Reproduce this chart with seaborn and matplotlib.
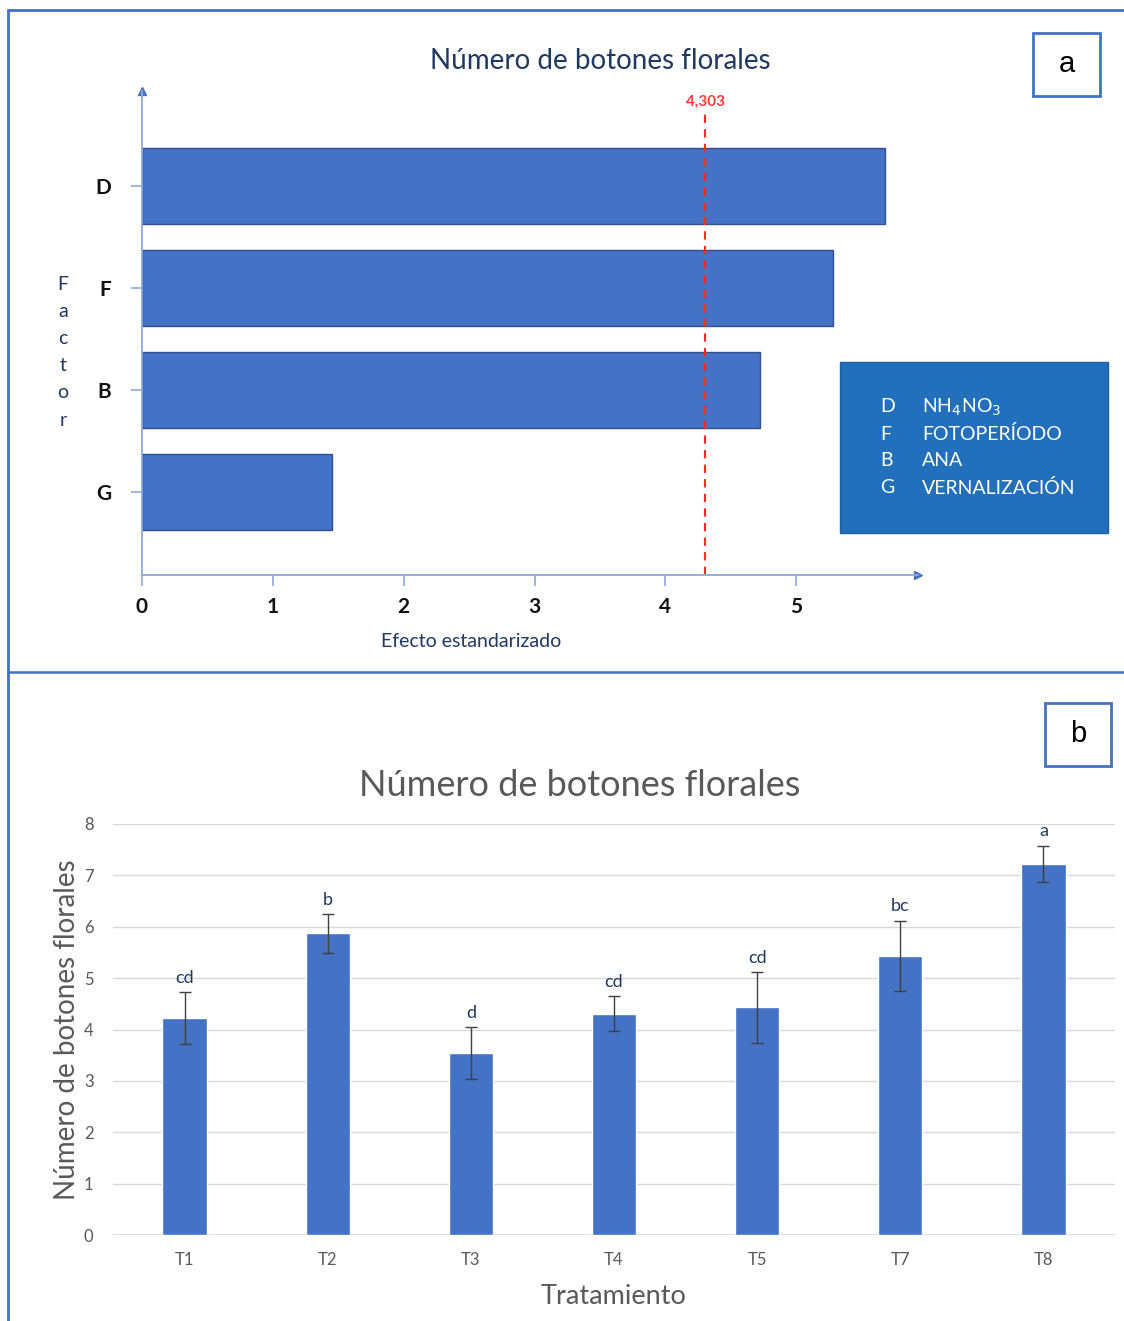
import matplotlib
matplotlib.use("Agg")
import matplotlib.pyplot as plt
from matplotlib.patches import Rectangle
from matplotlib.lines import Line2D
import seaborn as sns
import pandas as pd

# ---------------- data ----------------
factors = ["D", "F", "B", "G"]
effects = [5.68, 5.28, 4.72, 1.45]
critical_value = 4.303
critical_label = "4,303"
factor_names = ["NH$_4$NO$_3$", "FOTOPERÍODO", "ANA", "VERNALIZACIÓN"]

treatments = ["T1", "T2", "T3", "T4", "T5", "T7", "T8"]
means = [4.22, 5.87, 3.54, 4.31, 4.43, 5.43, 7.23]
errors = [0.51, 0.38, 0.51, 0.34, 0.69, 0.69, 0.35]
letters = ["cd", "b", "d", "cd", "cd", "bc", "a"]

title_a = "Número de botones florales"
title_b = "Número de botones florales"

# ---------------- style ----------------
sns.set_theme(style="white")
plt.rcParams["font.family"] = ["Lato", "DejaVu Sans"]

BAR = "#4472C4"
BAR_EDGE = "#2F528F"
AXBLUE = "#8EA9DB"
NAVY = "#1F3864"
GRAY = "#595959"
BORDER = "#4472C4"

W, H = 1124, 1321
fig = plt.figure(figsize=(W / 100, H / 100), dpi=100)


def fx(px):
    return px / W


def fy(py):
    return 1 - py / H


# ---------------- panel a ----------------
ax1 = fig.add_axes([fx(142), fy(574.6), fx(918) - fx(142), fy(91) - fy(574.6)])
df_a = pd.DataFrame({"Factor": factors, "Efecto": effects})
sns.barplot(data=df_a, y="Factor", x="Efecto", order=factors, orient="h",
            color=BAR, saturation=1, width=0.75, edgecolor=BAR_EDGE,
            linewidth=1, errorbar=None, ax=ax1)
ax1.set_xlim(0, 5.93)
ax1.set_ylim(3.81, -0.93)
for s in ["top", "right"]:
    ax1.spines[s].set_visible(False)
for s in ["left", "bottom"]:
    ax1.spines[s].set_color(AXBLUE)
    ax1.spines[s].set_linewidth(1.3)
ax1.plot(1, 0, ">", transform=ax1.transAxes, clip_on=False, color=BAR, markersize=6)
ax1.plot(0, 1, "^", transform=ax1.transAxes, clip_on=False, color=BAR, markersize=6)
ax1.set_xticks([0, 1, 2, 3, 4, 5])
ax1.set_xticklabels(["0", "1", "2", "3", "4", "5"])
ax1.tick_params(axis="both", which="both", length=8, width=1.2, color=AXBLUE,
                labelsize=15, labelcolor="#111111", direction="out", left=True, bottom=True)
ax1.tick_params(axis="x", pad=8)
ax1.tick_params(axis="y", pad=14)
for lab in ax1.get_xticklabels() + ax1.get_yticklabels():
    lab.set_fontweight("bold")
ax1.set_ylabel("")
ax1.set_xlabel("Efecto estandarizado", fontsize=14, color=NAVY, labelpad=14)
ax1.xaxis.set_label_coords(0.424, -0.12)
ax1.set_title(title_a, fontsize=20, color=NAVY, pad=16, x=0.59)
ax1.axvline(critical_value, ymin=0, ymax=0.957, color="#FF2A2A", lw=1.5,
            linestyle=(0, (4, 3)))
ax1.text(critical_value, 0.977, critical_label, transform=ax1.get_xaxis_transform(),
         ha="center", va="center", color="#FF3B3B", fontsize=11, fontweight="bold")

# vertical "Factor" label
for i, ch in enumerate("Factor"):
    fig.text(fx(63), fy(284 + i * 27.2), ch, ha="center", va="center",
             fontsize=14, color=NAVY)

# legend box
fig.add_artist(Rectangle((fx(840), fy(533)), fx(1108) - fx(840), fy(362) - fy(533),
                         transform=fig.transFigure, facecolor="#2270BC",
                         edgecolor="#1F5FA0", lw=1))
for i, (f, n) in enumerate(zip(factors, factor_names)):
    yy = fy(407 + i * 27)
    fig.text(fx(880), yy, f, ha="left", va="center", color="white", fontsize=14)
    fig.text(fx(922), yy, n, ha="left", va="center", color="white", fontsize=14)

# ---------------- panel b ----------------
ax2 = fig.add_axes([fx(113), fy(1235), fx(1115) - fx(113), fy(824) - fy(1235)])
df_b = pd.DataFrame({"Tratamiento": treatments, "Media": means})
sns.barplot(data=df_b, x="Tratamiento", y="Media", order=treatments, color=BAR,
            saturation=1, width=0.31, errorbar=None, ax=ax2, zorder=3)
ax2.errorbar(range(len(treatments)), means, yerr=errors, fmt="none",
             ecolor="#404040", elinewidth=1, capsize=4, capthick=1, zorder=4)
for i, (m, e, l) in enumerate(zip(means, errors, letters)):
    ax2.text(i, m + e + 0.12, l, ha="center", va="bottom", fontsize=13,
             color=NAVY, clip_on=False)
ax2.set_xlim(-0.5, len(treatments) - 0.5)
ax2.set_ylim(0, 8)
ax2.set_yticks(range(0, 9))
ax2.yaxis.grid(True, color="#D9D9D9", lw=1)
ax2.set_axisbelow(True)
for s in ax2.spines.values():
    s.set_visible(False)
ax2.axhline(0, color="#D9D9D9", lw=1.2, zorder=2)
ax2.tick_params(axis="both", length=0, labelsize=12, labelcolor=GRAY)
ax2.tick_params(axis="x", pad=12)
ax2.tick_params(axis="y", pad=14)
ax2.set_xlabel("Tratamiento", fontsize=19.5, color=GRAY, labelpad=12)
ax2.set_ylabel("Número de botones florales", fontsize=20, color=GRAY, labelpad=3)
ax2.set_title(title_b, fontsize=26, color=GRAY, pad=20, x=0.466)

# ---------------- frames & panel tags ----------------
fig.add_artist(Line2D([fx(7.5), fx(7.5)], [fy(9.5), 0], transform=fig.transFigure,
                      color=BORDER, lw=2))
fig.add_artist(Line2D([fx(7.5), 1], [fy(9.5), fy(9.5)], transform=fig.transFigure,
                      color=BORDER, lw=2))
fig.add_artist(Line2D([fx(7.5), 1], [fy(671.5), fy(671.5)], transform=fig.transFigure,
                      color=BORDER, lw=1.8))

for (x0, y0, x1, y1, tag) in [(1033, 33, 1100, 96, "a"), (1045, 703, 1111, 766, "b")]:
    fig.add_artist(Rectangle((fx(x0), fy(y1)), fx(x1) - fx(x0), fy(y0) - fy(y1),
                             transform=fig.transFigure, facecolor="white",
                             edgecolor=BORDER, lw=2))
    fig.text((fx(x0) + fx(x1)) / 2, (fy(y0) + fy(y1)) / 2, tag, ha="center",
             va="center", fontsize=21, color="black", family="Liberation Sans")

fig.savefig("out.png", dpi=100, facecolor="white")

**Given request:**
Pictures are excluded: retype only the lines from the beginning of the listing above through the line with "return 1 - py / H", both included.

**Problem solution:**
Reproduce this chart with seaborn and matplotlib.
import matplotlib
matplotlib.use("Agg")
import matplotlib.pyplot as plt
from matplotlib.patches import Rectangle
from matplotlib.lines import Line2D
import seaborn as sns
import pandas as pd

# ---------------- data ----------------
factors = ["D", "F", "B", "G"]
effects = [5.68, 5.28, 4.72, 1.45]
critical_value = 4.303
critical_label = "4,303"
factor_names = ["NH$_4$NO$_3$", "FOTOPERÍODO", "ANA", "VERNALIZACIÓN"]

treatments = ["T1", "T2", "T3", "T4", "T5", "T7", "T8"]
means = [4.22, 5.87, 3.54, 4.31, 4.43, 5.43, 7.23]
errors = [0.51, 0.38, 0.51, 0.34, 0.69, 0.69, 0.35]
letters = ["cd", "b", "d", "cd", "cd", "bc", "a"]

title_a = "Número de botones florales"
title_b = "Número de botones florales"

# ---------------- style ----------------
sns.set_theme(style="white")
plt.rcParams["font.family"] = ["Lato", "DejaVu Sans"]

BAR = "#4472C4"
BAR_EDGE = "#2F528F"
AXBLUE = "#8EA9DB"
NAVY = "#1F3864"
GRAY = "#595959"
BORDER = "#4472C4"

W, H = 1124, 1321
fig = plt.figure(figsize=(W / 100, H / 100), dpi=100)


def fx(px):
    return px / W


def fy(py):
    return 1 - py / H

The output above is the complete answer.